Companies are increasingly looking to traceability solutions to address the risk of labor abuse in their supply chains and to comply with both rising consumer expectations and increasing regulatory requirements. Having traceable supply chains does not automatically deliver better or more fair working conditions, but having supply chain visibility is critical for many aspects of robust labor and human rights due diligence, and traceability systems can provide important infrastructure to facilitate due diligence implementation.

The U.S. Department of Labor-funded Supply Chain Tracing and Engagement Methodologies (STREAMS) Project is working to support companies, governments, and civil society to leverage traceability efforts to improve conditions for workers and their communities.

In 2022, the STREAMS Project has focused on developing a major new, public resource – the Supply Chain Traceability Matrix – which is slated for launch in early 2023. The STREAMS Matrix is an accessible, interactive platform that helps users learn how to optimize traceability approaches to combat labor abuses in global supply chains.

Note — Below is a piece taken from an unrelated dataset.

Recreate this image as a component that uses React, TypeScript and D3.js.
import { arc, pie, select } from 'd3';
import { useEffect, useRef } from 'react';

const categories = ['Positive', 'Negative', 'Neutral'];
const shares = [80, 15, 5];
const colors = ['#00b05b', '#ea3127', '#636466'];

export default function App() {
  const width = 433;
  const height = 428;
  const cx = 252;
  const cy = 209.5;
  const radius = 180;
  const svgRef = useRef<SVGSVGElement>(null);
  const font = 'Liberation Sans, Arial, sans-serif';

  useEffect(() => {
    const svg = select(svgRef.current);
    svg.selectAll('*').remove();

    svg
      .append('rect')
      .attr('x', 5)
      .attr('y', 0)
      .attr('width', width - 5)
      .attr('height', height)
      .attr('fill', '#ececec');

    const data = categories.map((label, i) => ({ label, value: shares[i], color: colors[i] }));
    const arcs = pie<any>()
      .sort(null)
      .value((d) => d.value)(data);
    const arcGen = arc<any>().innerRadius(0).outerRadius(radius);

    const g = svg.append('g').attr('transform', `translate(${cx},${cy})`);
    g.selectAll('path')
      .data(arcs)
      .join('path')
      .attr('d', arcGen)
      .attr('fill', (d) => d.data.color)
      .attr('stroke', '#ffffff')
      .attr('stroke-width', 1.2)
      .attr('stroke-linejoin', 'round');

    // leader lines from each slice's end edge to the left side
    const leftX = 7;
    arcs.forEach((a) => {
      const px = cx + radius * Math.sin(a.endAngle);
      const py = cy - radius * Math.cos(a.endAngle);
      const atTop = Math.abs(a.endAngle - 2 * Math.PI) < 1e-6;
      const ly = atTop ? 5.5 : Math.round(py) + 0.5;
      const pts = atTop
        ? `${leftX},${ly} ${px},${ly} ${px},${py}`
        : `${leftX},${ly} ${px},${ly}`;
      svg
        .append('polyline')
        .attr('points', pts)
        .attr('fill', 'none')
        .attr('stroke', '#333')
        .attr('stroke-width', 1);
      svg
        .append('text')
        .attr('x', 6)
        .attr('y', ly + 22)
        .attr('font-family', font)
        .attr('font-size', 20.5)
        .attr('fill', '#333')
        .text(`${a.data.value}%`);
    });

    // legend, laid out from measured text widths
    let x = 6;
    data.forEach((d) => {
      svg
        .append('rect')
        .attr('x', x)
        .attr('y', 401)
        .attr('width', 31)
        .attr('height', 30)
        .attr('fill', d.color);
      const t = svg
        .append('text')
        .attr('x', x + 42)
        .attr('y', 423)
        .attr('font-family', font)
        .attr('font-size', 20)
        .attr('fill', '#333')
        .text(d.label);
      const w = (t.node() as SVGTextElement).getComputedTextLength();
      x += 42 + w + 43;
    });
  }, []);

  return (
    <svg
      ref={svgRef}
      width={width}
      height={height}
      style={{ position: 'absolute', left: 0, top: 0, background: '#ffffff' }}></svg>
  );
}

Verité has created the Matrix to help companies design supply chain traceability systems that give them the insights and structures they need to implement comprehensive due diligence frameworks, such as those set out in the OECD Due Diligence Guidelines for Multinational Enterprises, the U.S. Department of Labor’s Comply Chain, and the U.S. Department of State’s Responsible Sourcing Tool.

The STREAMS Supply Chain Traceability Matrix comprises three major content areas:

  • A primer: providing a new approach to understanding the intersection between supply chain traceability and due diligence.
  • The Tracing Methods Typology (TMT): explains different traceability methods, how those methods can be used to help combat forced labor and child labor in supply chains, the nature of the information provided, and with which types of supply chains they are compatible.
  • The Supply Chains Typology (SCT): provides information on supply chain characteristics that impact traceability feasibility for goods listed on the U.S. Department of Labor’s List of Goods Produced by Child Labor or Forced Labor.

The STREAMS project has designed the Matrix to meet the needs of multinational companies, government representatives, regulators, and advocates. In the lead-up to the launch, Verité is working with expert advisors to validate the content and design.